One of the common thoughts on a bending machine is that one machine can bend whatever you want.  That is to say, you have a one size fits all way of thinking. For instance, you come across a machine that bends 8 inch outside diameter (OD) tube.  A very common question is, can this one machine also bend your ¼ inch OD tube?

The simple answer is no.  But why? When you look at the space and the mechanics of bending it makes more sense.  The space required when you are bending an 8 inch OD tube versus a ¼ inch OD tube is huge.  On a pipe bender engineered to bend 8 inch OD, bending ¼ inch OD is like trying to cross the Grand Canyon on a motorized arm that you can only go halfway.  There is just not a long enough clamp reach available on the machine to cross the space successfully.  Given this point, you will see machine models that have a listed outside diameter bending capacity. In some cases, purchasing two machines to cover the full range of your bending may be necessary.

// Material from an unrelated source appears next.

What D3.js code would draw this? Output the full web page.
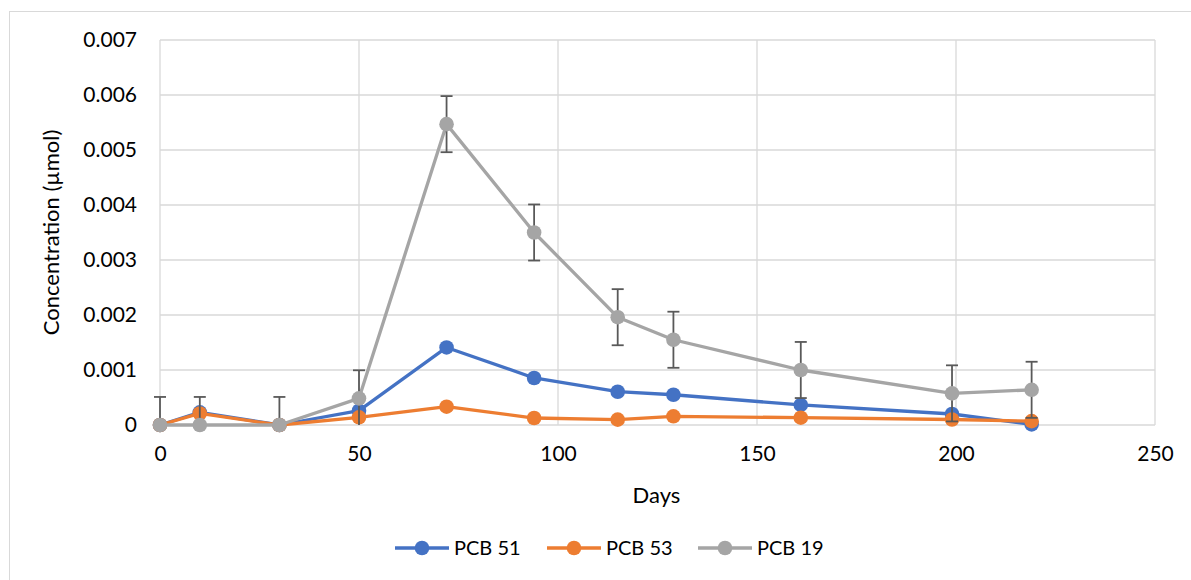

Equally, a bender will have a cap put on the largest radius you can bend, and the smallest. To be sure, most machine models will cover a wide range of radii for your outside diameters. For instance, 1-1/2 times the outside diameter or 3 times the outside diameter being the most common radii range requested.  On the other hand, there are bending jobs requiring a specified OD with a larger radius than your machine capacity. For example, a 4 inch OD with a radius that exceeds a machine set radius capacity of 18 inches.  Instead you want to bend a 22 inch radius.  In this case, companies like Hines Bending Systems will provide a custom machine option for you that can extend the radius capacity of the machine.  As long as your bending specs are known upfront a machine can often be customized to suit your needs.

Your bending wall thickness range depends on several factors.  Most noteworthy on the thinnest wall you are bending is the tooling you use.  Machine tooling supports the tube/pipe inside and out during your bending process.  This tooling includes a mandrel, bend die, pressure die, clamp die, and wiper die. For this reason, having a machine with mandrel capability and wiper die capability is key for thin wall tube/pipe.  On the other end with heavy wall, your machine needs to have enough torque/tonnage to pull a heavy wall pipe around the bend die.  If a bending machine has a capacity of bending .200 wall and you need to bend .550 wall then the next size model may need to be considered.

In the big picture, your bending machine has several ranges to consider.  It is most helpful if you have all of your bending specs available to determine the right machine for you.